Spotted this on MCN recently, some interesting Points:
You are blind
That’s the bad news. For small but significant periods of time you are completely incapable of seeing anything at all. Most of the time this is not a problem. But it’s a big problem if another vehicle is about to occupy the same point in space as you.
The good news is that understanding why we sometimes do not see things allows us to adopt defensive strategies that tip the odds in our favour.
Peripheral vision sucks
Only a small part of the retina, in the centre and called the fovea, can see detail. The rest of the retina contributes peripheral vision but cannot resolve detail. Just 20 degrees away from your sightline your visual acuity is reduced by 80%.
To test this, stand 10 metres from a car, look one car’s width to the side and try to read the number plate. Try again from 5m. Technically, you are blind to detail in your peripheral vision. But it is very good at detecting movement.
Focus
Unfortunately, if you are going to collide with another moving object, and you are both travelling on a straight path, there is no apparent movement to the occupant of either vehicle.
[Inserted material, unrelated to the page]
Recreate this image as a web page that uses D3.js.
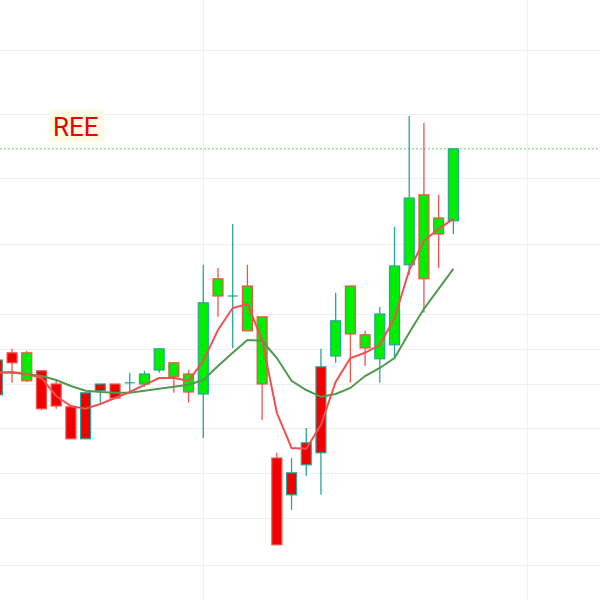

That is, to each the other will remain in exactly the same position until impact.
There is no relative movement – so our peripheral vision is not suited to detecting it. To have a good chance of seeing an object on a collision course, we need to move our eyes, and probably head, to bring it into the centre of our vision.
You cannot scan
Our eyes are incapable of moving smoothly across a scene and seeing everything. They move in a series of fast jumps, called saccades, with very short pauses, and it is only during the pauses that an image is processed.
Our brains fill the gaps with peripheral vision and assumption. Test this by looking repeatedly from your right to left eye in a mirror. You will not be able to see your eyes moving. Now have a friend do the same. You will see their eyes moving quite markedly.
This is because your brain actually blocks images received within a saccade. Experiments have shown that it is impossible to see even a flash of light. I am convinced this is the phenomenon behind drivers pulling out on motorcyclists at junctions. If a driver at a junction isn’t looking directly at you… worry!
Slow down
By changing your speed as you approach a junction, even when the road seems clear, you can help to create relative movement between you and another vehicle approaching the same junction at a constant speed.
If a driver has failed to see you directly, he’s then more likely to spot you in his peripheral vision.
Beware windscreen pillars
Research has shown that we tend not to look near to the edges of a framed scene. In a car the frame is the windscreen. So not only do the pillars represent a physical blind spot, but the driver will also tend not to fixate near to them, leading to an even bigger jump, or saccade, around them.
This is called windscreen zoning. Remember this when a windscreen pillar is between you and a driver’s face.
Assume something is there
Just when you thought it couldn’t get any worse, your brain is also less likely to register something you are not expecting to see.
Here we’re entering a scary territory referred to as ‘aviation psychology’. Suffice to say that if you think the road is empty, you are less likely to see a vehicle actually present.
Look methodically
When you look left and right at a junction, always deliberately focus on at least three different spots along the road in each direction – close, middle-distance and far.
With practice, this can still be accomplished quickly, and each pause is only for a fraction of a second. It means you are overriding the natural limitations of the eye and brain. Fighter pilots call this a ‘lookout scan’ and it is vital to their survival.
Look twice
Always look right and left at least twice. If you repeat the same lookout scan, which you will with practice, any vehicle masked by a saccade on the first look is less likely to be missed on the second.
This does not apply if you charge into a junction at a constant speed. Then a vehicle on a collision course will stay in the same relative position in your vision – if you miss it the first time, you will probably miss it the second time too.
Think: where is
the sun?
It’s generally understood that low sun can make it difficult to see, but not why: driving into sun reduces contrast, especially when vehicles with a small profile fall into the shadow of larger objects. Even large vehicles, but especially smaller ones like motorbikes, can become hidden.